# 🌐 Chapter 3: Word Embeddings

## 📌 Overview  
(Recall) Bag of Words (BoW) and TF-IDF represent words as sparse vectors where each dimension corresponds to a unique word. However, they fail to capture **semantic relationships** between words (e.g., "king" and "queen").

**Word Embeddings** solve this problem by mapping words into dense, low-dimensional vectors where similar words have similar representations.
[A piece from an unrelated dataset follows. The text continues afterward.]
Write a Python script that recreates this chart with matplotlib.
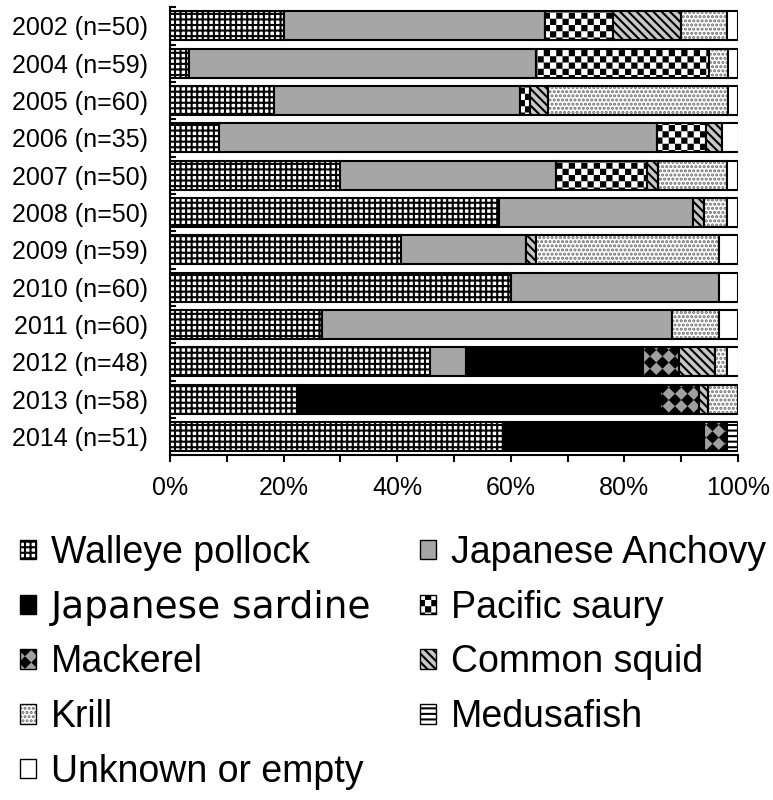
import numpy as np
import matplotlib
matplotlib.use('Agg')
import matplotlib.pyplot as plt
import matplotlib.hatch as mhatch
from matplotlib.path import Path
from matplotlib.patches import Patch

# stomach contents, % of samples per year
years = ['2002 (n=50)', '2004 (n=59)', '2005 (n=60)', '2006 (n=35)', '2007 (n=50)', '2008 (n=50)',
         '2009 (n=59)', '2010 (n=60)', '2011 (n=60)', '2012 (n=48)', '2013 (n=58)', '2014 (n=51)']
pollock  = [20, 3.4, 18.3, 8.6, 30, 58, 40.7, 60, 26.7, 45.8, 22.4, 58.8]
anchovy  = [46, 61, 43.3, 77.1, 38, 34, 22, 36.7, 61.7, 6.3, 0, 0]
sardine  = [0, 0, 0, 0, 0, 0, 0, 0, 0, 31.2, 63.8, 35.3]
saury    = [12, 30.5, 1.7, 8.6, 16, 0, 0, 0, 0, 0, 0, 0]
mackerel = [0, 0, 0, 0, 0, 0, 0, 0, 0, 6.3, 6.9, 3.9]
squid    = [12, 0, 3.3, 2.9, 2, 2, 1.7, 0, 0, 6.3, 1.7, 0]
krill    = [8, 3.4, 31.7, 0, 12, 4, 32.2, 0, 8.3, 2.1, 5.2, 0]
medusa   = [0, 0, 0, 0, 0, 0, 0, 0, 0, 0, 0, 2]
unknown  = [2, 1.7, 1.7, 2.9, 2, 2, 3.4, 3.3, 3.3, 2.1, 0, 0]

names = ['Walleye pollock', 'Japanese Anchovy', 'Japanese sardine', 'Pacific saury', 'Mackerel',
         'Common squid', 'Krill', 'Medusafish', 'Unknown or empty']
series = [pollock, anchovy, sardine, saury, mackerel, squid, krill, medusa, unknown]
# (face, hatch, hatch colour)
styles = [('white', '+++', 'black'), ('#a6a6a6', None, 'black'), ('black', None, 'black'),
          ('white', '*', 'black'), ('#a0a0a0', 'O', 'black'), ('#c8c8c8', '\\\\\\\\', 'black'),
          ('white', '....', '#6e6e6e'), ('white', '---', 'black'), ('white', None, 'black')]

plt.rcParams['font.family'] = ['Liberation Sans', 'DejaVu Sans']
plt.rcParams['hatch.linewidth'] = 1.5

# extra fill patterns: checkerboard ('*') and diamonds ('O')
# hatch cell is 1 inch; shrink shapes by half the hatch stroke
SHRINK = plt.rcParams['hatch.linewidth'] / 2 / 72


def checker_polys(n):
    s = 1.0 / n
    d = SHRINK
    polys = []
    for i in range(n):
        for j in range(n):
            if (i + j) % 2 == 0:
                x0, y0, x1, y1 = i * s + d, j * s + d, (i + 1) * s - d, (j + 1) * s - d
                polys.append([(x0, y0), (x1, y0), (x1, y1), (x0, y1)])
    return polys


def diamond_polys(n):
    s = 1.0 / n
    h = s / 2 - SHRINK * np.sqrt(2)
    polys = []
    for i in range(n + 1):
        for j in range(n + 1):
            cx, cy = i * s, j * s
            polys.append([(cx - h, cy), (cx, cy - h), (cx + h, cy), (cx, cy + h)])
    return polys


class TileHatch(mhatch.HatchPatternBase):
    char = '*'

    def __init__(self, hatch, density):
        k = hatch.count(self.char)
        self.polys = self.tiles(k) if k else []
        self.num_vertices = 5 * len(self.polys)

    def set_vertices_and_codes(self, vertices, codes):
        for i, poly in enumerate(self.polys):
            vertices[5 * i:5 * i + 4] = poly
            vertices[5 * i + 4] = poly[0]
            codes[5 * i] = Path.MOVETO
            codes[5 * i + 1:5 * i + 4] = Path.LINETO
            codes[5 * i + 4] = Path.CLOSEPOLY


class Checker(TileHatch):
    char = '*'

    def tiles(self, k):
        return checker_polys(16 * k)


class Diamonds(TileHatch):
    char = 'O'

    def tiles(self, k):
        return diamond_polys(8 * k)


mhatch._hatch_types = [t for t in mhatch._hatch_types
                       if t not in (mhatch.Stars, mhatch.LargeCircles)] + [Checker, Diamonds]

fig, ax = plt.subplots(figsize=(7.73, 8), dpi=100)
fig.subplots_adjust(left=0.22, right=0.9547, top=0.991, bottom=0.431)

y = np.arange(len(years))
left = np.zeros(len(years))
handles = {}
for name, vals, (fc, hatch, hc) in zip(names, series, styles):
    vals = np.array(vals, dtype=float)
    m = vals > 0
    ax.barh(y[m], vals[m], left=left[m], height=0.78, color=fc, hatch=hatch, edgecolor=hc, linewidth=0)
    ax.barh(y[m], vals[m], left=left[m], height=0.78, fill=False, edgecolor='black', linewidth=1.5)
    left += vals
    handles[name] = (Patch(facecolor=fc, hatch=hatch, edgecolor=hc, linewidth=0),
                     Patch(fill=False, edgecolor='black', linewidth=1))

ax.set_xlim(0, 100)
ax.set_ylim(len(years) - 0.5, -0.5)
ax.set_yticks(y)
ax.set_yticklabels(years, fontsize=18)
ax.set_yticks(np.arange(-0.5, len(years)), minor=True)
ax.set_xticks(np.arange(0, 101, 20))
ax.set_xticklabels([f'{v}%' for v in range(0, 101, 20)], fontsize=18)
ax.set_xticks(np.arange(10, 100, 20), minor=True)
ax.tick_params(axis='x', which='both', direction='out', length=5, width=1.5, pad=10)
ax.tick_params(axis='y', which='major', length=0, pad=16)
ax.tick_params(axis='y', which='minor', direction='in', length=4, width=1.5)
for s in ['top', 'right']:
    ax.spines[s].set_visible(False)
for s in ['left', 'bottom']:
    ax.spines[s].set_linewidth(1.5)

# legend filled column-wise, so list the left column first
order = ['Walleye pollock', 'Japanese sardine', 'Mackerel', 'Krill', 'Unknown or empty',
         'Japanese Anchovy', 'Pacific saury', 'Common squid', 'Medusafish']
leg = fig.legend([handles[n] for n in order], order, loc='upper left',
                 bbox_to_anchor=(20 / 773, 1 - 535 / 800), ncol=2, frameon=False, fontsize=27,
                 handlelength=0.42, handleheight=0.42, handletextpad=0.4, labelspacing=0.5,
                 columnspacing=1.3, borderpad=0, borderaxespad=0)
leg.get_texts()[1].set_family('DejaVu Sans')

fig.savefig('out.png', dpi=100)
These embeddings are learned from large text corpora.

Popular embedding methods:
- Word2Vec (Skip-gram, CBOW)
- GloVe (Global Vectors)
- FastText



### How Word2Vec Works (Skip-gram with Negative Sampling)

---

### 🟢 Step 1: Define Corpus, Vocabulary, and Input Representation

- **Example sentence**:  
  `"The cat sits"`

- **Vocabulary (V = 3)**:  
  `{the, cat, sits}`

  | Word   | Index |
  |--------|-------|
  | the    | 0     |
  | cat    | 1     |
  | sits   | 2     |

  where the vocabulary size $V = 3$.

- One-Hot Encoding (for input):
  For "cat" (index 1):

  $$
  x_{	the} =
  \begin{bmatrix}
  1 \\
  0 \\
  0
  \end{bmatrix},
  \;
  x_{	cat} =
  \begin{bmatrix}
  0 \\
  1 \\
  0
  \end{bmatrix},
  \;
  x_{	sits} =
  \begin{bmatrix}
  0 \\
  0 \\
  1
  \end{bmatrix}
  $$


- Shape of each $ x $: 
$ V \times 1 = 3 \times 1$

---

### 🟡 Step 2: Network Architecture (Embedding Layer)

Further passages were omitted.